En plus du ministère de l'Éducation, le Conseil du trésor a décidé de lancer sa propre enquête sur la commission scolaire English-Montreal (CSEM). Il veut vérifier si elle respecte les règles dans l'octroi de contrats.

La semaine dernière, le ministre de l'Éducation, Jean-François Roberge annonçait le déclenchement d'une enquête sur la gouvernance et l'administration de la plus grande commission scolaire anglophone du Québec après avoir pris connaissance d'allégations nombreuses et « très sérieuses », certaines datant de plusieurs années.

Par exemple, la CSEM aurait contourné le processus d'appel d'offres public prévu à la loi et accordé, de gré à gré, plusieurs contrats de plus de 100 000  $. Des « extras » auraient également été versés à des entreprises sans justification. Il y aurait eu de fréquents dépassements de coûts, ce qui alimente les soupçons à Québec.

Informé de la situation, le président du Conseil du trésor, Christian Dubé, a pris la décision de s'en mêler.

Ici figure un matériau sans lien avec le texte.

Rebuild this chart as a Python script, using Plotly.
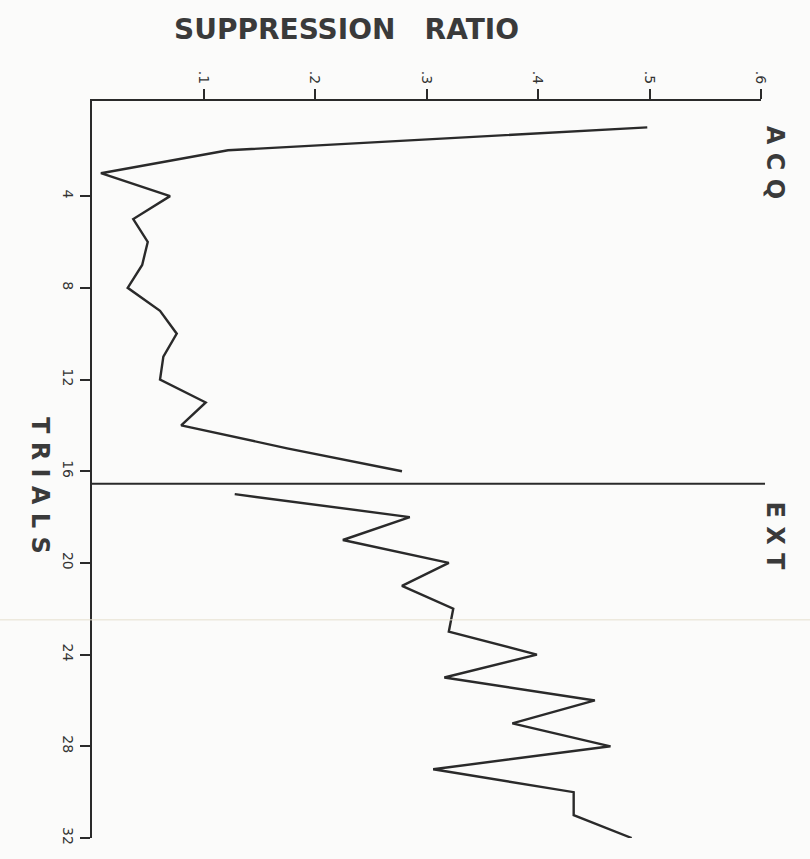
import plotly.graph_objects as go

# Data
acq_trials = list(range(1, 17))
acq_ratio = [0.498, 0.122, 0.008, 0.070, 0.037, 0.050, 0.045, 0.032,
             0.061, 0.076, 0.064, 0.061, 0.102, 0.080, 0.175, 0.278]
ext_trials = list(range(17, 33))
ext_ratio = [0.128, 0.285, 0.225, 0.320, 0.278, 0.324, 0.320, 0.399,
             0.316, 0.451, 0.377, 0.465, 0.306, 0.432, 0.432, 0.484]

x_tickvals = [0.1, 0.2, 0.3, 0.4, 0.5, 0.6]
x_ticktext = [".1", ".2", ".3", ".4", ".5", ".6"]
y_tickvals = [4, 8, 12, 16, 20, 24, 28, 32]
y_ticktext = ["4", "8", "12", "16", "20", "24", "28", "32"]
phase_boundary = 16.55

ink = "#2a2a2a"
fig = go.Figure()
fig.add_trace(go.Scatter(x=acq_ratio, y=acq_trials, mode="lines",
                         line=dict(color=ink, width=2.4), showlegend=False))
fig.add_trace(go.Scatter(x=ext_ratio, y=ext_trials, mode="lines",
                         line=dict(color=ink, width=2.4), showlegend=False))

# phase divider
fig.add_shape(type="line", xref="paper", yref="y", x0=0, x1=1.006,
              y0=phase_boundary, y1=phase_boundary,
              line=dict(color=ink, width=2))
# faint scan line
fig.add_shape(type="line", xref="paper", yref="paper", x0=-0.14, x1=1.08,
              y0=0.296, y1=0.296, line=dict(color="#e6dfcf", width=1))

tickfont = dict(family="DejaVu Sans", size=14, color="#333")
fig.update_layout(
    width=810, height=859,
    margin=dict(l=92, r=49, t=101, b=21),
    paper_bgcolor="#fbfbfa", plot_bgcolor="#fbfbfa",
    xaxis=dict(range=[0, 0.6], side="top", showline=True, linecolor=ink,
               linewidth=2, ticks="outside", ticklen=10, tickwidth=2,
               tickcolor=ink, tickvals=x_tickvals, ticktext=x_ticktext,
               tickangle=90, tickfont=tickfont, showgrid=False,
               zeroline=False, mirror=False),
    yaxis=dict(range=[32, -0.15], showline=True, linecolor=ink, linewidth=2,
               ticks="outside", ticklen=10, tickwidth=2, tickcolor=ink,
               tickvals=y_tickvals, ticktext=y_ticktext, tickangle=90,
               tickfont=tickfont, showgrid=False, zeroline=False),
)

titlefont = dict(family="DejaVu Sans", size=24, color="#3a3a3a")
fig.add_annotation(text="<b>SUPPRESSION   RATIO</b>", xref="paper", yref="paper",
                   x=0.38, y=1.0, yshift=72, showarrow=False,
                   font=dict(family="DejaVu Sans", size=28, color="#3a3a3a"),
                   xanchor="center", yanchor="middle")
fig.add_annotation(text="<b>A C Q</b>", xref="paper", yref="y", x=1.0,
                   xshift=14, y=2.5, textangle=90, showarrow=False,
                   font=titlefont, xanchor="center", yanchor="middle")
fig.add_annotation(text="<b>E X T</b>", xref="paper", yref="y", x=1.0,
                   xshift=14, y=18.8, textangle=90, showarrow=False,
                   font=titlefont, xanchor="center", yanchor="middle")
fig.add_annotation(text="<b>T R I A L S</b>", xref="paper", yref="y", x=0,
                   xshift=-52, y=16.6, textangle=90, showarrow=False,
                   font=titlefont, xanchor="center", yanchor="middle")

fig.write_html("out.html")
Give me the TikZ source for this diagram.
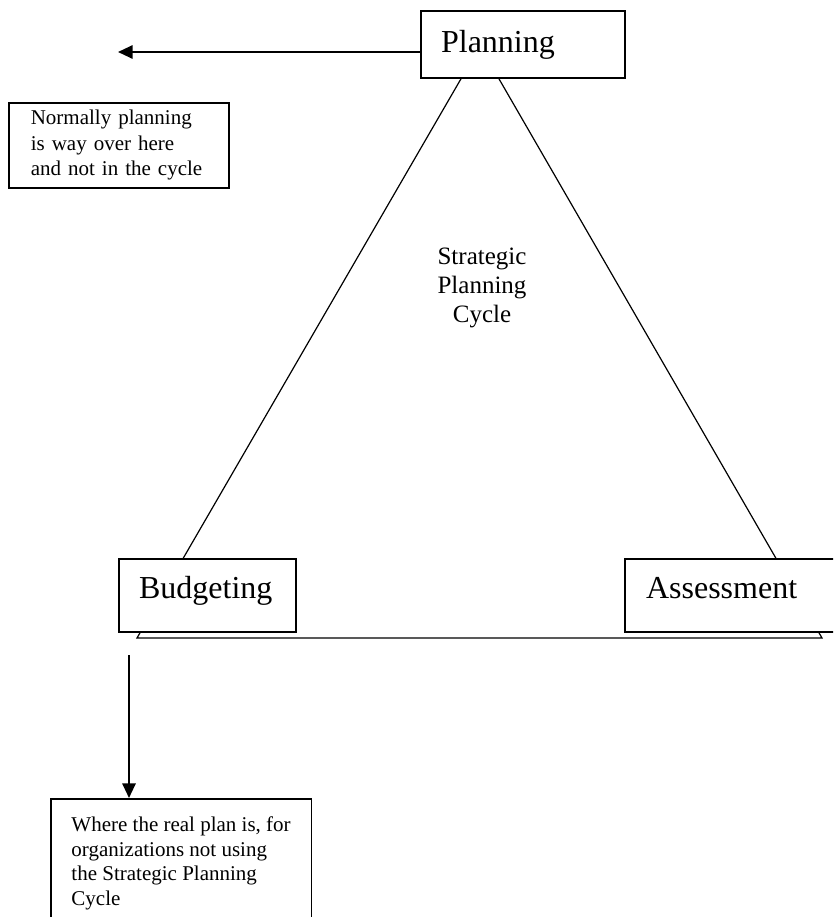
\documentclass[tikz,border=0pt]{standalone}
\usepackage{fontspec}
\setmainfont{Liberation Serif}
\usetikzlibrary{arrows.meta,calc}
\begin{document}
\begin{tikzpicture}[x=0.75pt,y=-0.75pt,
  bigbox/.style={draw,line width=1.6pt,fill=white,anchor=north west,align=left,
    font=\fontsize{24}{28}\selectfont,inner ysep=0pt},
  smallbox/.style={draw,line width=1.2pt,fill=white,anchor=north west,align=left,
    font=\fontsize{15.75}{19}\selectfont},
  tri/.style={line width=0.9pt},
  arr/.style={line width=1.5pt,-{Triangle[length=11pt,width=10pt]}}]
\useasboundingbox (0,0) rectangle (833,917);
\clip (0,0) rectangle (833,917);

% triangle (apex hidden behind the Planning box)
\coordinate (apex) at (480,46);
\coordinate (bl) at (137,638);
\coordinate (br) at (822,638);
\draw[tri] (apex) -- (bl) -- (br) -- cycle;

\node (cyc) [anchor=north,align=center,inner sep=0pt,
  font=\fontsize{18.75}{21.75}\selectfont] at (482,248)
  {Strategic\\Planning\\Cycle};

% boxes
\node (plan) [bigbox,minimum width=153pt,minimum height=50.25pt,
  inner xsep=15pt,text width=123pt] at (420,10) {Planning};
\node (budg) [bigbox,minimum width=132.75pt,minimum height=54.75pt,
  inner xsep=15pt,text width=102.75pt,text height=16.4pt,text depth=12.5pt]
  at (118,558) {Budgeting};
\node (asse) [bigbox,minimum width=162pt,minimum height=54.75pt,
  inner xsep=15.75pt,text width=130.5pt,text height=16.4pt,text depth=12.5pt]
  at (624,558) {Assessment};
\node (norm) [smallbox,minimum width=165pt,minimum height=63.75pt,
  inner xsep=16.5pt,text width=132pt] at (8,102)
  {Normally planning\\is way over here\\and not in the cycle};
\node (real) [smallbox,font=\fontsize{15.75}{18.5}\selectfont,
  inner xsep=15.5pt,inner ysep=13.5pt]
  at (50,798)
  {Where the real plan is, for\\organizations not using\\the Strategic Planning\\Cycle};

% connectors
\coordinate (lend) at (118,52);
\draw[arr] (lend -| plan.west) -- (lend);
\coordinate (dstart) at (129,655);
\draw[arr] (dstart) -- (dstart |- real.north);
\end{tikzpicture}
\end{document}
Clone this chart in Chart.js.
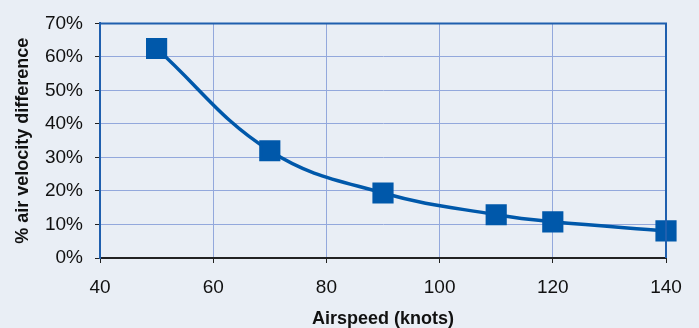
<!DOCTYPE html>
<html>
<head>
<meta charset="utf-8">
<script src="https://cdn.jsdelivr.net/npm/chart.js@4"></script>
<style>
  body { margin: 0; background: #e9eef5; }
  #wrap { width: 699px; height: 328px; }
</style>
</head>
<body>
<div id="wrap"><canvas id="airChart" width="699" height="328"></canvas></div>
<script>
  // values
  var airspeed = [50, 70, 90, 110, 120, 140];
  var velocityDiff = [0.625, 0.32, 0.194, 0.129, 0.108, 0.081];
  var xTitle = 'Airspeed (knots)';
  var yTitle = '% air velocity difference';

  var points = airspeed.map(function (x, i) {
    return { x: x, y: velocityDiff[i] };
  });

  // top and right edges of the plot frame
  var framePlugin = {
    id: 'frame',
    afterDraw: function (chart) {
      var a = chart.chartArea;
      var ctx = chart.ctx;
      ctx.save();
      ctx.strokeStyle = '#1f5fae';
      ctx.lineWidth = 2;
      ctx.beginPath();
      ctx.moveTo(a.left, a.top);
      ctx.lineTo(a.right, a.top);
      ctx.lineTo(a.right, a.bottom);
      ctx.stroke();
      ctx.restore();
    }
  };

  var ctx = document.getElementById('airChart').getContext('2d');
  new Chart(ctx, {
    type: 'line',
    data: {
      datasets: [{
        data: points,
        borderColor: '#0058aa',
        backgroundColor: '#0058aa',
        borderWidth: 3.5,
        pointStyle: 'rect',
        pointRadius: 12.5,
        pointHoverRadius: 12.5,
        tension: 0.4,
        clip: false
      }]
    },
    options: {
      responsive: false,
      animation: false,
      layout: { padding: { top: 19, right: 33, left: 0, bottom: 0 } },
      plugins: {
        legend: { display: false },
        tooltip: { enabled: false }
      },
      scales: {
        x: {
          type: 'linear',
          min: 40,
          max: 140,
          afterFit: function (s) { s.height = 70; },
          ticks: {
            stepSize: 20,
            color: '#111',
            padding: 13,
            font: { family: 'Liberation Sans', size: 19 }
          },
          grid: { color: '#93a8dc', lineWidth: 1, tickColor: '#222', tickLength: 5 },
          border: { color: '#222', width: 2 },
          title: {
            display: true,
            text: xTitle,
            color: '#111',
            padding: { top: 0, bottom: 0 },
            font: { family: 'Liberation Sans', size: 18, weight: 'bold', lineHeight: 1.0 }
          }
        },
        y: {
          min: 0,
          max: 0.7,
          afterFit: function (s) { s.width = 100; },
          ticks: {
            stepSize: 0.1,
            color: '#111',
            padding: 12,
            font: { family: 'Liberation Sans', size: 19 },
            callback: function (v) { return Math.round(v * 100) + '%'; }
          },
          grid: { color: '#93a8dc', lineWidth: 1, tickColor: '#222', tickLength: 5 },
          border: { color: '#1f5fae', width: 2 },
          title: {
            display: true,
            text: yTitle,
            color: '#111',
            padding: { top: 14, bottom: 0 },
            font: { family: 'Liberation Sans', size: 18, weight: 'bold', lineHeight: 1.0 }
          }
        }
      }
    },
    plugins: [framePlugin]
  });
</script>
</body>
</html>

Il « entame une vérification concernant le processus de gestion contractuelle » de la CSEM, annonce-t-il par voie de communiqué mercredi.

« Ces vérifications se font en vertu de l'article 27.1 de la Loi sur les contrats des organismes publics, qui permet au président du Conseil du trésor de vérifier si l'adjudication et l'attribution des contrats, par une commission scolaire, respectent les règles établies », précise le document.

Christian Dubé a refusé une demande d'entrevue. Son cabinet a indiqué que le Trésor « n'a pas réalisé d'intervention spécifique auprès de la commission scolaire auparavant quant à sa gestion des fonds ». Sa vérification s'ajoute à l'enquête du ministère de l'Éducation.

Ce dernier se penche en plus sur les conflits internes au conseil des commissaires. Le

commissaire à l'éthique de la CSEM a conclu en décembre que la présidente Angela Mancini avait contrevenu au code de déontologie en adoptant une conduite inappropriée.

Le ministère examine également des « irrégularités importantes en formation professionnelle ». La CSEM fait affaire avec « des partenaires non reconnus par le Ministère qui donnent un enseignement déficient », disait M. Roberge. Il ajoutait que des élèves se sont plaints auprès du Ministère de ne pas avoir obtenu leur diplôme après avoir terminé leur formation.

Ce n'est pas la première fois que la CSEM se retrouve sous la loupe des autorités. L'Unité permanente anticorruption (UPAC) a lancé une enquête à l'automne 2016 sur la CSEM, mais aussi sur une autre commission scolaire anglophone, Lester-B.-Pearson. La même année, le ministre de l'Éducation Sébastien Proulx avait désigné une vérificatrice ayant pour mandat de « documenter les processus relatifs aux pratiques irrégulières portées à l'attention du Ministère » dans ces deux commissions scolaires.

Des médias anglophones rapportaient à l'époque que les autorités policières et ministérielles se penchaient sur le versement d'« extras » à des entreprises pour des contrats de rénovation d'écoles, mais aussi sur la gestion d'un programme de formation destiné à des étudiants étrangers qui étaient recrutés par des firmes sous contrat avec les deux commissions scolaires. The Gazette révélait que la CSEM avait payé 5,66 millions en commissions à la firme Can-Share Connection pour le recrutement d'étudiants chinois entre 2010 et 2016. Il n'y avait pas eu d'appel d'offres public avant 2014 pour ce contrat.

Le gouvernement Couillard n'avait pas donné suite au rapport de sa vérificatrice qui, pourtant, relevait des problèmes de gouvernance importants à la CSEM. L'UPAC refuse de dire si son enquête est toujours en cours.

La semaine dernière, la CESM réagissait en disant que l'enquête du ministère de l'Éducation la « prend complètement par surprise ». Son vice-président, Joe Ortona, soutenait que le Ministère avait mené une autre vérification sur l'attribution de contrats en 2016-2017 et que les fonctionnaires avaient conclu qu'« il n'y avait rien d'anormal ».

Les deux enquêtes du gouvernement Legault surviennent au moment où les commissions scolaires anglophones promettent de livrer bataille contre lui s'il va de l'avant avec son intention de les abolir. Questionné sur le sujet, M. Roberge a répondu qu'il n'y a pas de lien à faire entre les deux dossiers.